The Add Entity button should be at the bottom of the data model editor window.

A Core Data "entity" is like a Swift class in that it is just a description of what an object is going to look like. By default, new entities are called "Entity", but you can change that in the Data Model inspector in the right-hand pane of Xcode – press Alt+Cmd+3 if it's not already visible. With your new entity selected, you should see a field named "Name", so please change "Entity" to be "Commit".

New entities have the default name Entity, but obviously it's best that you change it to something more meaningful.

To the right of the Add Entity button is another button, Add Attribute. Click that four times now to add four attributes, then name them "date", "message", "sha" and "url". These attributes are just like properties on a Swift class, including the need to have a data type. You'll see they each have "Undefined" for their type right now, but that's easily changed: set them all to have the String data type, except for "date", which should be Date.

The final change we're going to make is to mark each of these four property as non-optional. Click "date" then hold down Shift and click "url" to select all four attributes, then look in the Data Model inspector for the Optional checkbox and deselect it. Note: the Data Model inspector can be a bit buggy sometimes – if you find it's completely blank, you might need to try selecting one of the other files in your project and/or deselecting then re-selecting your entity to make things work.

Select all four attributes and disable the Optional checkbox in the Data Model inspector.

Now, you might be forgiven for thinking, "at last! All that time spent mastering Swift optionals is paying off – I know what this checkbox does!" But I have some bad news for you. Or, more specifically, Core Data has some bad news for you: this Optional checkbox has nothing at all to do with Swift optionals, it just determines whether the objects that Core Data stores are required to have a value or not.

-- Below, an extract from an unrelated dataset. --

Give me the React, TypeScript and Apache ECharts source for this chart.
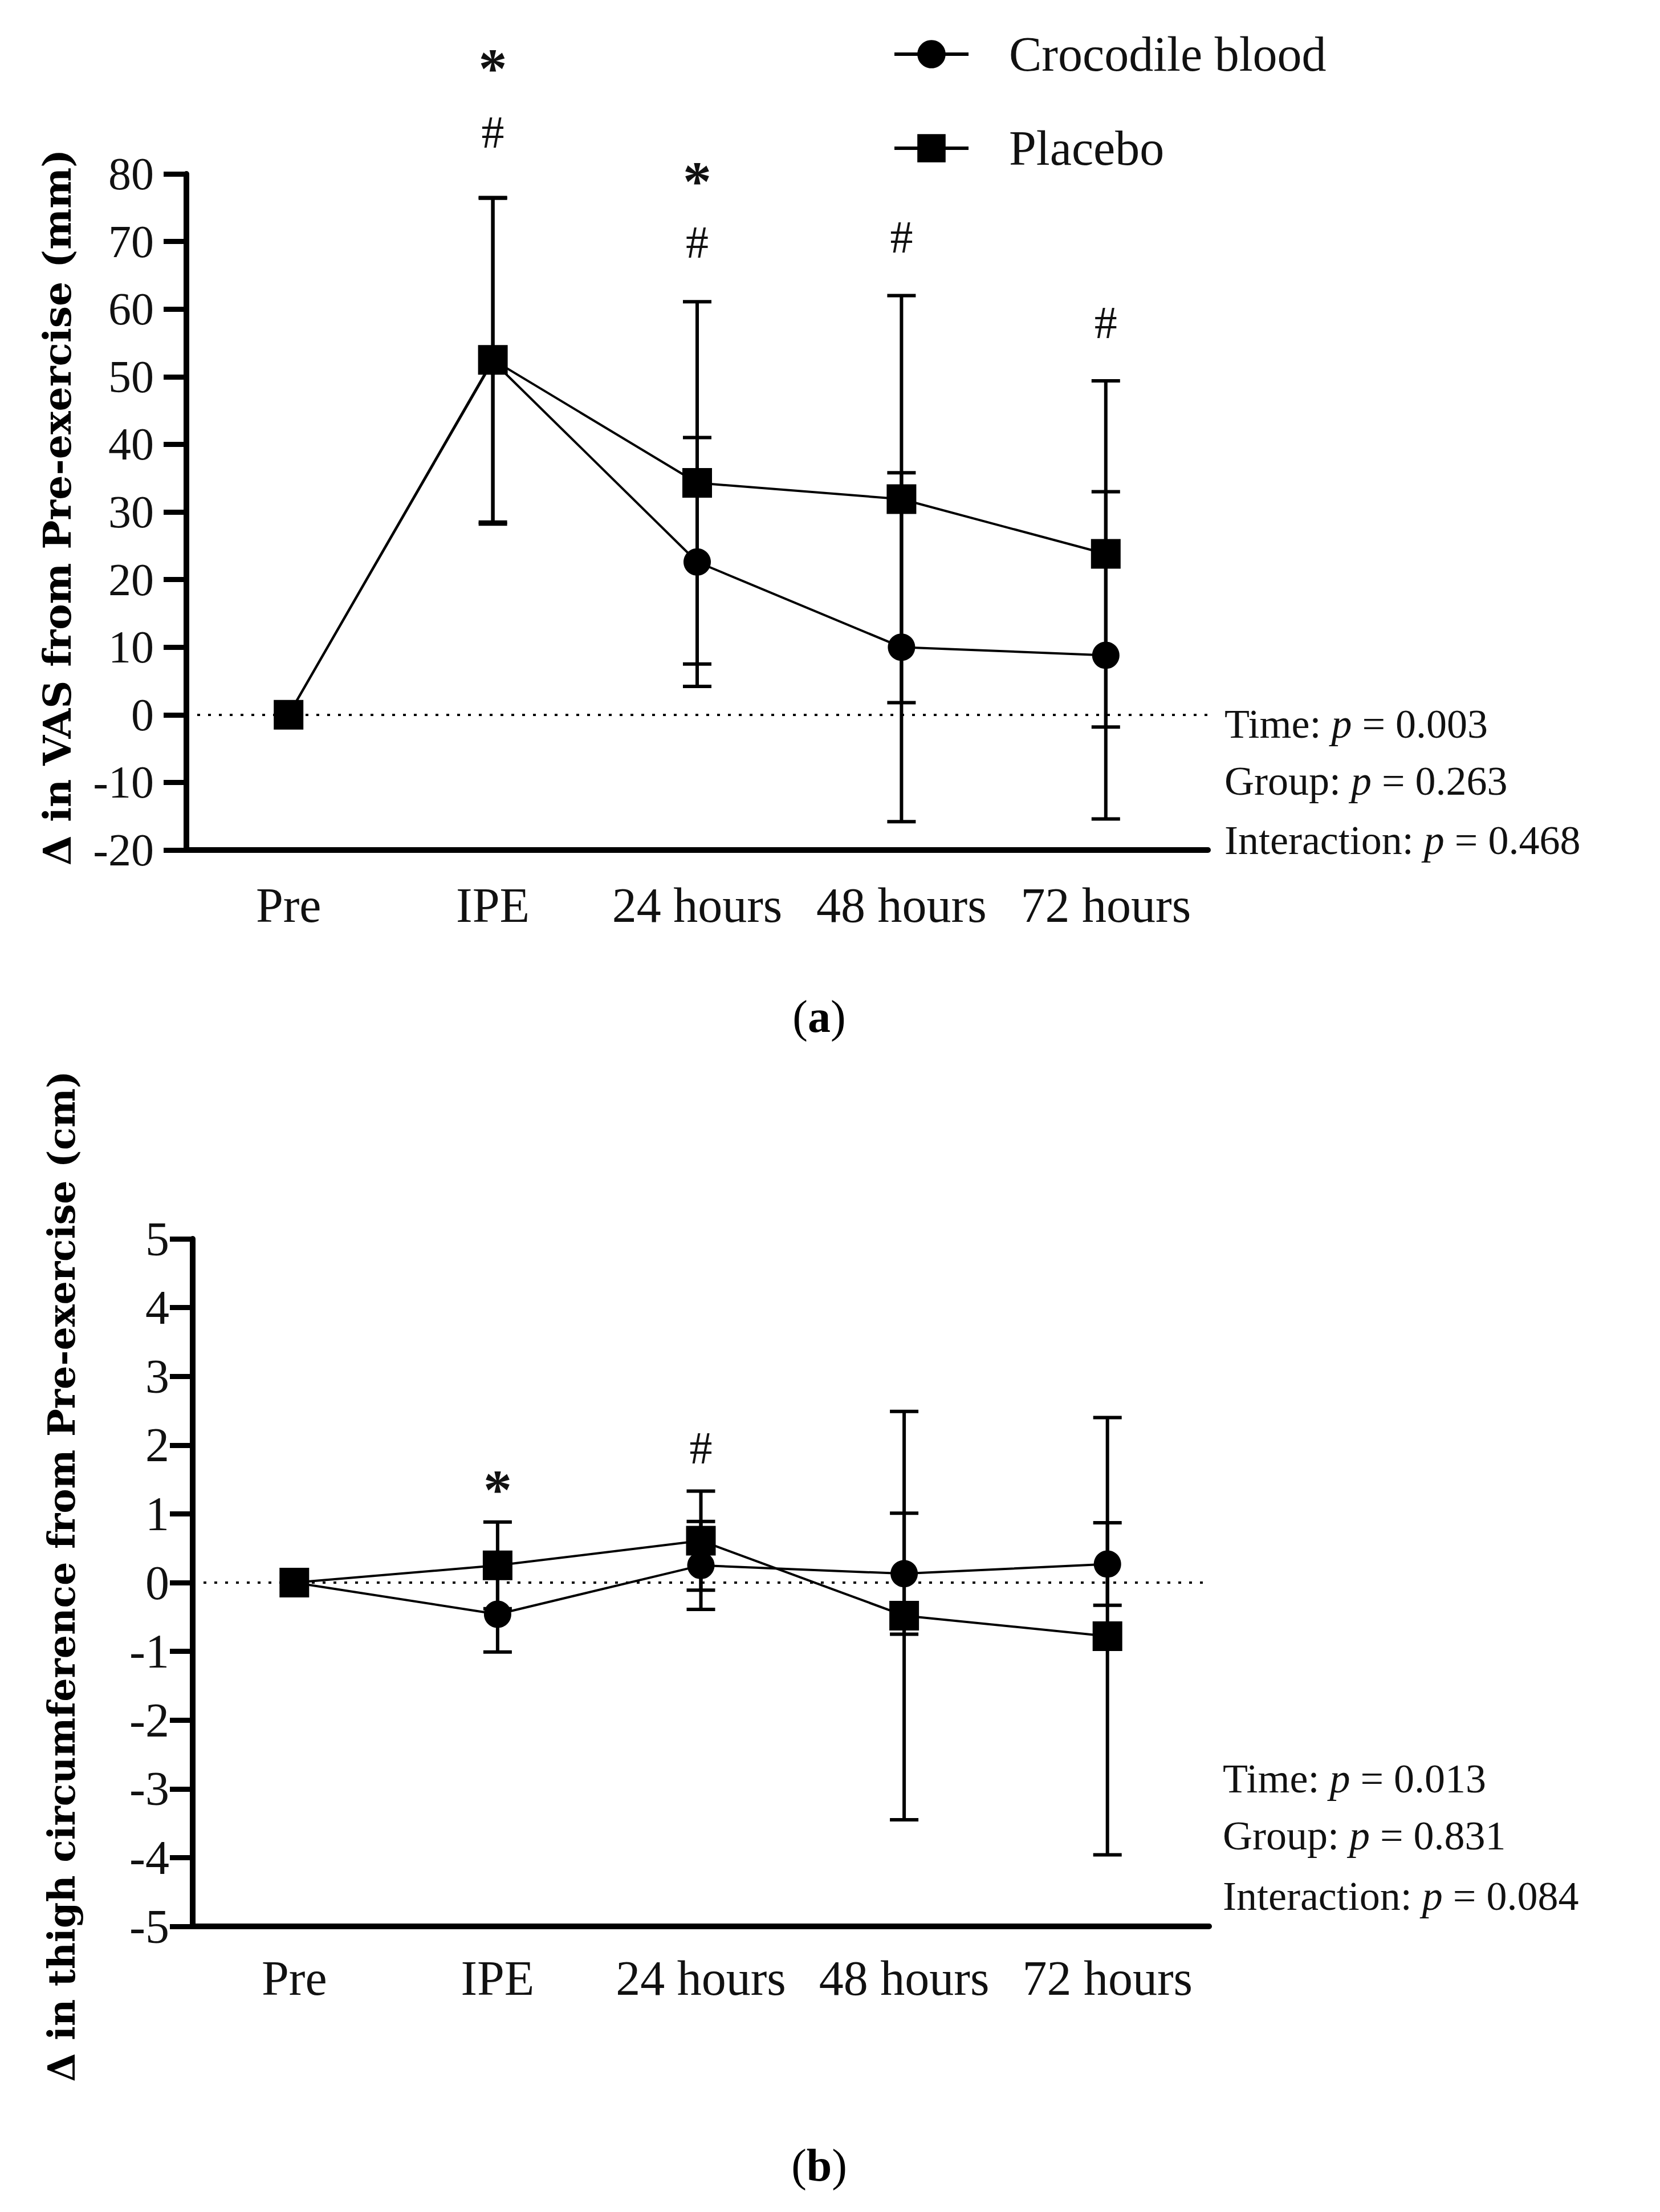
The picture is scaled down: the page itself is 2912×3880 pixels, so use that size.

That's the first step of Core Data completed: the app now knows what kind of data we want to store. We'll be coming back to add to our model later, but first it's time for step two: adding the base Core Data functionality to our app so we can load the model we just defined and save any changes we make.

Warning: When you make any changes to the Core Data editor in Xcode, you should press Cmd+S to save your changes. At the time of writing – and indeed for some time now – Xcode has not saved Core Data model changes when you build your app, so if you don’t save the changes yourself you’ll find they haven’t been applied and you’ll spend hours investigating ghost bugs.